A biotope is a geographical region that has a uniform biological environment that contains a specific community of plants and animals.  The concept is similar to that of a habit, which is a natural environment in which a specific plant or animal species exists.  So the main difference is that a biotope by definition contains a community rather than just one species.  Biotopes also do not have to be naturally occurring.

Within tropical fishkeeping, we can recreate an environment where a community of fish and plants would exist in the wild.  Although the majority of fish in the aquarium trade are bred in captivity, there are still advantages in recreating as natural environment as possible which not only contains the same water chemistry, temperature and make-up that its ancestors would have encountered but also the same flora and fauna that the particular fish has evolved to deal with and enable it to exhibit behaviors close to those it would exhibit in nature.

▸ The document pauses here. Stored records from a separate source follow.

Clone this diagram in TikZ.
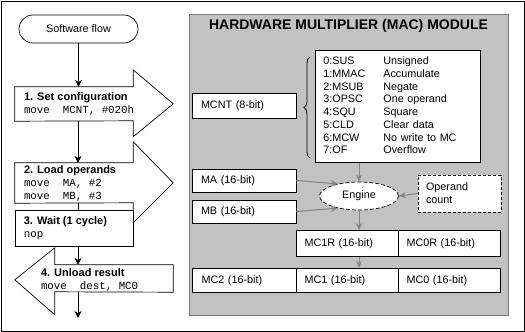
\documentclass[tikz,border=0pt]{standalone}
\usepackage{fontspec}
\setmainfont{Liberation Sans}
\setsansfont{Liberation Sans}
\setmonofont{Liberation Mono}
\usetikzlibrary{arrows.meta, positioning, shapes.geometric, matrix, decorations.pathreplacing}

\definecolor{panelgray}{HTML}{C2C2C2}
\definecolor{panelline}{HTML}{7C7C7C}
\definecolor{hwgray}{HTML}{858585}

\tikzset{
  every node/.style={font=\fontsize{10.8}{13}\selectfont},
  flow/.style={draw=black, line width=0.9pt, -{Stealth[length=7pt,width=7pt]}},
  hwlink/.style={draw=hwgray, line width=1pt, -{Stealth[length=7pt,width=6pt]}},
  outline/.style={draw=black, line width=0.7pt, fill=white},
  stepbody/.style={minimum width=118pt, inner sep=0pt},
  steptext/.style={anchor=west, align=left, inner sep=0pt},
  reg/.style={draw=black, line width=0.7pt, fill=white, minimum height=24pt,
              text width=86pt, inner xsep=8pt, align=left},
  brace/.style={decorate, decoration={brace, amplitude=6pt}, line width=0.8pt},
}
\newcommand{\stephead}[1]{{\bfseries\fontsize{11}{13}\selectfont #1}}

\begin{document}
\begin{tikzpicture}[x=1pt, y=-1pt]
\useasboundingbox (0,0) rectangle (525,332);
\draw[line width=1pt] (1,1) rectangle (524,331);

% module panel
\draw[draw=panelline, fill=panelgray, line width=1pt] (189,14) rectangle (508,315);
\node[font=\bfseries\fontsize{14}{16}\selectfont] (title) at (348.5,26) {HARDWARE MULTIPLIER (MAC) MODULE};

% software flow
\node[draw, line width=0.7pt, rounded corners=14pt, minimum width=119pt, minimum height=28pt] (start) at (78.5,29) {Software flow};

\node[stepbody, minimum height=34pt] (s1) at (74,104) {};
\draw[outline] (s1.north west) -- (s1.north east) -- ++(0,-17) -- ++(40,34) -- ++(-40,33) -- ++(0,-16) -- (s1.south west) -- cycle;
\node[steptext] (s1text) at ([xshift=9pt]s1.west) {\stephead{1. Set configuration}\\\texttt{move\ \ MCNT, \#020h}};

\node[stepbody, minimum height=40pt] (s2) at (74,183) {};
\draw[outline] (s2.north west) -- (s2.north east) -- ++(0,-21) -- ++(40,41) -- ++(-40,40) -- ++(0,-20) -- (s2.south west) -- cycle;
\node[steptext] (s2text) at ([xshift=9pt]s2.west) {\stephead{2. Load operands}\\\texttt{move\ \ MA, \#2}\\\texttt{move\ \ MB, \#3}};

\node[stepbody, outline, minimum height=36pt] (s3) at (74,228) {};
\node[steptext] (s3text) at ([xshift=9pt]s3.west) {\stephead{3. Wait (1 cycle)}\\\texttt{nop}};

\node[stepbody, minimum height=27pt] (s4) at (114,278.5) {};
\draw[outline] (s4.north east) -- (s4.north west) -- ++(0,-17) -- ++(-40,32) -- ++(40,35) -- ++(0,-23) -- (s4.south east) -- cycle;
\node[steptext] (s4text) at ([xshift=-14pt,yshift=-1.5pt]s4.west) {\stephead{4. Unload result}\\\texttt{move\ \ dest, MC0}};

\coordinate (flowend) at (78,318);
\draw[flow] (start.south) -- (start.south |- s1.north);
\draw[flow] ([xshift=4pt]s1.south) -- ([xshift=4pt]s2.north);
\draw[line width=0.9pt] ([xshift=4pt]s2.south) -- ([xshift=4pt]s3.north);
\draw[flow] ([xshift=4pt]s3.south) -- ([xshift=4pt]s3.south |- s4.north);
\draw[flow] (flowend |- s4.south) -- (flowend);

% hardware registers
\node[reg, minimum width=104pt, minimum height=25pt] (mcnt) at (244,105.5) {MCNT (8-bit)};
\node[reg, minimum width=104pt, minimum height=23pt] (ma) at (244,180.5) {MA (16-bit)};
\node[reg, minimum width=104pt, minimum height=23pt] (mb) at (244,211.5) {MB (16-bit)};

\matrix (bits) [matrix of nodes, draw=black, line width=0.7pt, fill=white, anchor=north west,
                inner xsep=8pt, inner ysep=6.5pt, row sep=2.2pt,
                nodes={inner sep=0pt, text height=8pt, text depth=2.5pt, anchor=base west},
                column 1/.style={nodes={text width=60pt}},
                column 2/.style={nodes={text width=89pt}}] at (315,50) {
    0:SUS  & Unsigned \\
    1:MMAC & Accumulate \\
    2:MSUB & Negate \\
    3:OPSC & One operand \\
    4:SQU  & Square \\
    5:CLD  & Clear data \\
    6:MCW  & No write to MC \\
    7:OF   & Overflow \\
};
\draw[brace] ([xshift=-5pt,yshift=5pt]bits.south west) -- ([xshift=-5pt,yshift=-7pt]bits.north west);

\node[draw=black, dash pattern=on 4pt off 2pt, line width=0.7pt, ellipse, fill=white,
      minimum width=79pt, minimum height=28pt, inner sep=0pt] (engine) at (359,196) {Engine};
\node[draw=black, dash pattern=on 3pt off 2pt, line width=0.7pt, fill=white, minimum width=83pt,
      minimum height=37pt, text width=67pt, inner xsep=8pt, align=left] (opcount) at (459.5,193.5) {Operand\\count};

\matrix (mc) [matrix of nodes, anchor=north west, inner sep=0pt, column sep=-0.7pt, row sep=11pt,
              nodes={reg}, row 1/.style={nodes={minimum height=26pt}}] at (192,230) {
    & MC1R (16-bit) & MC0R (16-bit) \\
    |[minimum width=104pt]| MC2 (16-bit) & MC1 (16-bit) & MC0 (16-bit) \\
};

\draw[hwlink] (engine.north |- bits.south) -- (engine.north);
\draw[hwlink] (ma.east) -- (engine.150);
\draw[hwlink] (mb.east) -- (engine.210);
\draw[hwlink] (opcount.west) -- (engine.east);
\draw[hwlink] (engine.south) -- (engine.south |- mc-1-2.north);
\draw[hwlink] (engine.south |- mc-1-2.south) -- (engine.south |- mc-2-2.north);
\end{tikzpicture}
\end{document}
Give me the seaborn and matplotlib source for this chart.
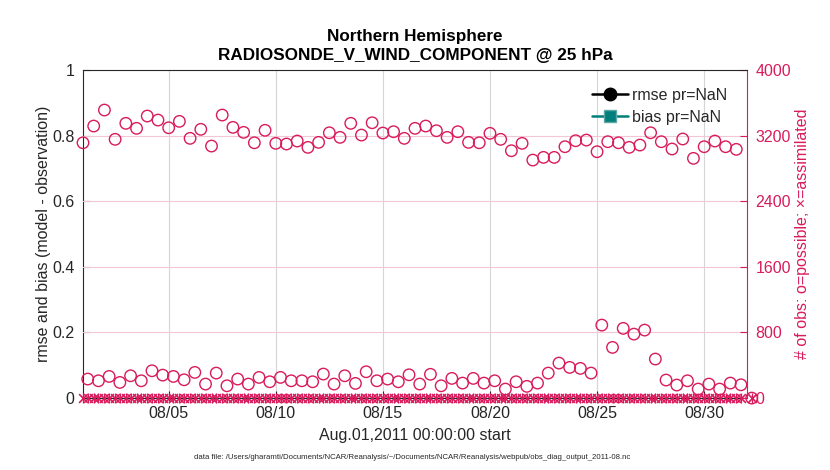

Not only is a biotope favourable for the fish but in my opinion it is also an interesting project for the fishkeeper.  Researching the natural environments of the fish is an interesting hobby and attempting to recreate these habitats is a fun challenge.

In this website I will attempt to identify some of the main biotopes in Malaysia, identify which fish would both live in those biotopes and not get predated by the other fish, and give some ideas of which plants, substrates, leaves etc can be used to recreate the natural look and feel of that particular biotope.  I will also give some ideas of how to care for those fish and provide some background information on each of the species used.